Monday, September 21, 2009

Conflux Festival



This weekend I attended the Conflux Festival in New York City, which is "the annual New York festival for contemporary psychogeography, the investigation of everyday urban life through emerging artistic, technological and social practice. At Conflux, visual and sound artists, writers, urban adventurers and the public gather for four days to explore their urban environment." (conflux website)

There was an amazing spirit of experimentation, dialog, and community. I attended a workshop with Skydog Projects about time-lapse photography of the city. Check out the link for an amazing video of the Manhattan Bridge. In this workshop artists attending were encouraged to go out and take time-lapse videos of the city, and then he linked together all of their work on one page.

I also attended a great workshop with Reverend Billy, who is an artist and activist working with public spaces in New York. He talked about the upcoming election were he is running for mayor of New York, as well as past projects, demonstrations, and activist works that fight against corporate power and the increasing privatization of New York City.

I also met with a friend, Matt Keeney, who is an artist working primarily through the internet. He was roaming around the city finding open spaces to inhabit and viewers were following him on Twitter to meet up with him and see his tour of the city.

Overall, it was so refreshing to see so many artists working outside of the gallery, on the internet, and in public space.
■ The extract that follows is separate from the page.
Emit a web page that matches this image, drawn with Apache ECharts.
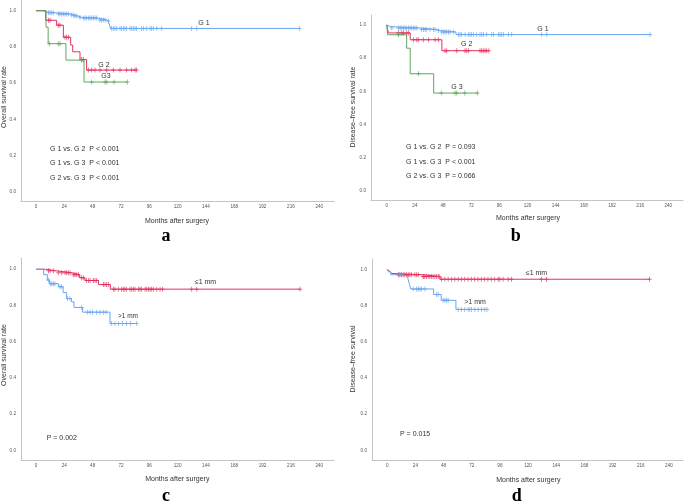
<!DOCTYPE html>
<html>
<head>
<meta charset="utf-8">
<script src="https://cdn.jsdelivr.net/npm/echarts@6/dist/echarts.min.js"></script>
<style>
  html, body { margin: 0; padding: 0; background: #fff; }
</style>
</head>
<body>
<div id="main" style="width: 685px; height: 503px"></div>
<script>
// tick labels
const xTicks = [0, 24, 48, 72, 96, 120, 144, 168, 192, 216, 240]
const yTicks = [0, 0.2, 0.4, 0.6, 0.8, 1.0]

// panel a - overall survival, groups G1 / G2 / G3  ([month, survival] at each drop)
const aG1 = [[0, 1], [6.2, 0.993], [9, 0.989], [16, 0.982], [28.8, 0.976], [32.2, 0.97], [35.9, 0.963], [38.7, 0.959], [52.8, 0.948], [60.5, 0.943], [62.1, 0.926], [63.3, 0.902], [223.2, 0.902]]
const aG1Cens = [10.5, 11.9, 13.3, 14.7, 18.9, 20.3, 21.8, 23.2, 24.6, 26, 27.4, 30.2, 31.6, 33, 34.5, 37.3, 40.1, 41.5, 42.9, 44.4, 45.8, 47.2, 48.6, 50, 51.4, 54.2, 55.6, 57.1, 58.5, 61.3, 64.1, 65.5, 66.9, 68.4, 71.2, 72.6, 74, 75.4, 76.8, 79.7, 81.1, 82.5, 83.9, 85.3, 89.5, 91, 93.8, 96.6, 98, 99.4, 102.3, 106.5, 131.9, 136.2, 223.2]
const aG2 = [[0, 1], [8.2, 0.947], [17.5, 0.92], [23.2, 0.853], [29.4, 0.81], [31.1, 0.773], [37.3, 0.73], [42.9, 0.672], [85.3, 0.672]]
const aG2Cens = [10.5, 11.9, 18.9, 20.3, 24.6, 26, 27.4, 38.7, 40.1, 44.4, 47.2, 50, 54.2, 59.9, 65.5, 71.2, 76.8, 81.1, 83.9, 85.3]
const aG3 = [[0, 1], [8.5, 0.909], [10.3, 0.818], [25.4, 0.727], [40.7, 0.606], [77.4, 0.606]]
const aG3Cens = [11.3, 18.9, 20.3, 38.7, 47.2, 58.5, 59.9, 66.1, 77.4]

// panel b - disease-free survival, groups G1 / G2 / G3
const bG1 = [[0, 1], [1.2, 0.99], [3, 0.982], [28, 0.973], [42.5, 0.966], [45.5, 0.958], [59, 0.942], [224.4, 0.942]]
const bG1Cens = [4.3, 9.9, 11.4, 12.8, 14.2, 15.6, 17, 18.5, 19.9, 21.3, 22.7, 24.1, 25.6, 29.8, 31.3, 32.7, 34.1, 36.9, 39.8, 41.2, 44, 46.9, 48.3, 49.7, 51.1, 52.6, 54, 56.8, 61.1, 62.5, 63.9, 66.8, 69.6, 71, 72.4, 73.9, 76.7, 79.5, 81, 82.4, 85.2, 89.5, 90.9, 95.2, 96.6, 98, 99.4, 103.7, 106.5, 132.1, 136.4, 224.4]
const bG2 = [[0, 1], [1.5, 0.952], [20, 0.911], [47, 0.845], [87, 0.845]]
const bG2Cens = [9.9, 12.8, 14.2, 17, 18.4, 22.7, 25.6, 26.9, 31.2, 35.5, 41.2, 44, 49.7, 51.1, 59.7, 66.7, 68.2, 69.6, 79.5, 81, 82.3, 83.8, 85.2, 87]
const bG3 = [[0, 1], [0.8, 0.941], [17, 0.86], [20, 0.706], [40, 0.59], [77.3, 0.59]]
const bG3Cens = [9.9, 27, 46.5, 58.2, 59.7, 66.5, 77.3]

// panel c - overall survival, margin <=1 mm / >1 mm
const cLe1 = [[0, 1], [8, 0.992], [16, 0.981], [30, 0.97], [37, 0.953], [41.5, 0.938], [53, 0.915], [63, 0.89], [223.7, 0.89]]
const cLe1Cens = [10.5, 11.9, 14.7, 18.9, 21.8, 24.6, 26, 27.4, 28.8, 31.6, 33, 34.5, 35.9, 38.7, 40.1, 42.9, 44.4, 45.8, 48.6, 50, 51.4, 57.1, 58.5, 59.9, 61.3, 65.5, 66.9, 69.8, 72.6, 74, 75.4, 76.8, 79.7, 81.1, 82.5, 83.9, 86.7, 88.1, 89.5, 92.4, 93.8, 95.2, 96.6, 98, 99.4, 102.3, 105.1, 107.3, 131.9, 136.2, 223.7]
const cGt1 = [[0, 1], [6.5, 0.97], [9.6, 0.94], [11.3, 0.92], [19, 0.903], [23, 0.871], [26, 0.838], [30, 0.82], [32.2, 0.789], [39.5, 0.763], [62.7, 0.70], [85.3, 0.70]]
const cGt1Cens = [10.5, 12.5, 13.3, 14.7, 16, 20.3, 21.8, 26.8, 28.8, 38.7, 43.5, 45.8, 48, 51.4, 54.2, 57.1, 59.3, 64.1, 66.9, 69.8, 73.4, 76.8, 80.2, 85.3]

// panel d - disease-free survival, margin <=1 mm / >1 mm
const dLe1 = [[0, 1], [1, 0.993], [2, 0.986], [3.5, 0.979], [5, 0.972], [29.5, 0.962], [45, 0.947], [223.5, 0.947]]
const dLe1Cens = [9.4, 10.8, 12.2, 13.6, 15, 16.5, 17.9, 19.3, 20.7, 23.5, 25, 26.4, 30.5, 31.2, 32.1, 33.5, 34.9, 36.3, 37.7, 39.1, 40.6, 42, 43.4, 44.2, 46.2, 49.1, 51.9, 54.7, 57.6, 60.4, 63.1, 66, 68.8, 71.6, 74.5, 77.3, 80.1, 83, 85.8, 88.6, 91.6, 94.5, 95.9, 98.7, 103, 105.8, 131.3, 135.6, 223.5]
const dGt1 = [[0, 1], [1, 0.988], [3, 0.972], [17.5, 0.952], [19, 0.917], [20, 0.893], [39.5, 0.862], [46, 0.83], [58.5, 0.78], [85, 0.78]]
const dGt1Cens = [10, 12, 22.1, 25, 26.4, 27.8, 29.3, 32.1, 42, 43.4, 47.7, 49.1, 50.5, 51.9, 60.4, 63.1, 66, 68.9, 70.3, 71.8, 74.6, 77.4, 80.3, 83.1, 85]

const BLUE = '#68a5ef'
const RED = '#e2305e'
const GREEN = '#5ca85c'
const FONT = '"Liberation Sans", Arial, sans-serif'
const PLUS = 'path://M4,0H6V4H10V6H6V10H4V6H0V4H4Z'

// survival value of a step curve at month t
function survAt(steps, t) {
    let s = steps[0][1]
    for (const p of steps) {
        if (p[0] <= t) s = p[1]
    }
    return s
}

// grid boxes + axis ranges of the four panels
const panels = [
    { left: 21, top: 0, width: 313, height: 201, xMin: -12.7, xMax: 252.5, yMin: -0.051, yMax: 1.059 },
    { left: 371, top: 15, width: 312, height: 185, xMin: -13.4, xMax: 252.5, yMin: -0.054, yMax: 1.06 },
    { left: 21, top: 258, width: 313, height: 202, xMin: -12.7, xMax: 252.5, yMin: -0.0535, yMax: 1.062 },
    { left: 372, top: 259, width: 311, height: 201, xMin: -13.0, xMax: 252, yMin: -0.054, yMax: 1.059 }
]

const curves = [
    { p: 0, steps: aG1, cens: aG1Cens, color: BLUE },
    { p: 0, steps: aG2, cens: aG2Cens, color: RED },
    { p: 0, steps: aG3, cens: aG3Cens, color: GREEN },
    { p: 1, steps: bG1, cens: bG1Cens, color: BLUE },
    { p: 1, steps: bG2, cens: bG2Cens, color: RED },
    { p: 1, steps: bG3, cens: bG3Cens, color: GREEN },
    { p: 2, steps: cLe1, cens: cLe1Cens, color: RED },
    { p: 2, steps: cGt1, cens: cGt1Cens, color: BLUE },
    { p: 3, steps: dLe1, cens: dLe1Cens, color: RED },
    { p: 3, steps: dGt1, cens: dGt1Cens, color: BLUE }
]

const series = []
for (const c of curves) {
    series.push({
        type: 'line',
        xAxisIndex: c.p,
        yAxisIndex: c.p,
        step: 'end',
        showSymbol: false,
        lineStyle: { color: c.color, width: 1 },
        data: c.steps,
        silent: true,
        z: 2
    })
    series.push({
        type: 'scatter',
        xAxisIndex: c.p,
        yAxisIndex: c.p,
        symbol: PLUS,
        symbolSize: [4, 5],
        itemStyle: { color: c.color },
        data: c.cens.map(t => [t, survAt(c.steps, t)]),
        silent: true,
        z: 3
    })
}

function txt(text, x, y, size, opts) {
    return Object.assign({
        type: 'text',
        x: x,
        y: y,
        silent: true,
        style: {
            text: text,
            font: size + 'px ' + FONT,
            fill: '#333',
            textAlign: 'center',
            textVerticalAlign: 'middle'
        }
    }, opts || {})
}
function left(text, x, y) {
    const t = txt(text, x, y, 7)
    t.style.textAlign = 'left'
    return t
}
function ytitle(text, x, y) {
    return txt(text, x, y, 7, { rotation: Math.PI / 2 })
}
function letter(text, x, y) {
    const t = txt(text, x, y, 18)
    t.style.font = 'bold 18px "Liberation Serif", "Times New Roman", serif'
    t.style.fill = '#000'
    return t
}

const graphics = [
    // panel a
    txt('G 1', 204, 23.3, 7), txt('G 2', 104, 65.3, 7), txt('G3', 106, 76.3, 7),
    left('G 1 vs. G 2  P < 0.001', 50, 148.7),
    left('G 1 vs. G 3  P < 0.001', 50, 163.3),
    left('G 2 vs. G 3  P < 0.001', 50, 177.7),
    txt('Months after surgery', 177, 220.7, 7),
    ytitle('Overall survival rate', 4.5, 97),
    letter('a', 166, 236.4),
    // panel b
    txt('G 1', 543, 29, 7), txt('G 2', 466.7, 44.3, 7), txt('G 3', 457, 86.7, 7),
    left('G 1 vs. G 2  P = 0.093', 406, 146.7),
    left('G 1 vs. G 3  P < 0.001', 406, 162.3),
    left('G 2 vs. G 3  P = 0.066', 406, 176),
    txt('Months after surgery', 528, 217.7, 7),
    ytitle('Disease\u2013free survival rate', 353.5, 107),
    letter('b', 515.7, 236.4),
    // panel c
    txt('\u22641 mm', 205.5, 282, 7), txt('>1 mm', 128, 316, 6.5),
    left('P = 0.002', 46.7, 437.7),
    txt('Months after surgery', 177.3, 479.3, 7),
    ytitle('Overall survival rate', 4.5, 355),
    letter('c', 166, 496),
    // panel d
    txt('\u22641 mm', 536.5, 272.7, 7), txt('>1 mm', 475, 302.3, 7),
    left('P = 0.015', 400, 434.3),
    txt('Months after surgery', 528.3, 480, 7),
    ytitle('Disease\u2013free survival', 353.5, 359),
    letter('d', 516.7, 496)
]

const chart = echarts.init(document.getElementById('main'))
chart.setOption({
    animation: false,
    backgroundColor: '#fff',
    grid: panels.map(p => ({ left: p.left, top: p.top, width: p.width, height: p.height })),
    xAxis: panels.map((p, i) => ({
        type: 'value',
        gridIndex: i,
        min: p.xMin,
        max: p.xMax,
        splitLine: { show: false },
        axisTick: { show: false },
        axisLine: { onZero: false, lineStyle: { color: '#c4c4c4', width: 1 } },
        axisLabel: {
            customValues: xTicks,
            margin: 3,
            fontSize: 4.6,
            color: '#555',
            fontFamily: FONT
        }
    })),
    yAxis: panels.map((p, i) => ({
        type: 'value',
        gridIndex: i,
        min: p.yMin,
        max: p.yMax,
        splitLine: { show: false },
        axisTick: { show: false },
        axisLine: { show: true, onZero: false, lineStyle: { color: '#c4c4c4', width: 1 } },
        axisLabel: {
            customValues: yTicks,
            formatter: v => v.toFixed(1),
            margin: 5,
            fontSize: 4.6,
            color: '#555',
            fontFamily: FONT
        }
    })),
    series: series,
    graphic: graphics
})
</script>
</body>
</html>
I left feeling inspired and hopeful for an art world that is redefining itself outside of the traditional definition of the artist as a means of commerce and trade.

Sunday, September 6, 2009

Jeremy Blake


Jeremy Blake was an influential contemporary digital artist, who started as a painter and became interested in the ability of digital media to combine disciplines. He died tragically in a bizarre double suicide.

From ubu.com: Blake's "time-based paintings"-Winchester (2002, 18 min.), 1906 (2003, 21 min.) and Century 21 (2004, 12 min.)-are looped DVDs projected side by side...
Blake's work overcomes the problem of computer-generated color-how cold and flat the uniform saturation of color can be. His hues make you think of stained glass, not plastic. His "brush strokes" of light represent a giant step past spray-painted graffiti art, which is his art's nearest cousin... The Winchester films combine 8mm film footage, static 16mm shots of old photographs, hundreds of ink drawings, and intricate frame-by-frame digital retouching. They are meant to provide an abstract and emotional tour--not so much of the architecture, but of some of the more fearful chambers of Sarah Winchester's mind.

He designed the cover for Beck's Sea Change album and produced abstract visuals for Paul Thomas Anderson's film Punch-Drunk Love. Trading art-world pretensions for the practicalities of the music and film studio were welcome changes: "I like artists who don't feel superior to the culture they critique."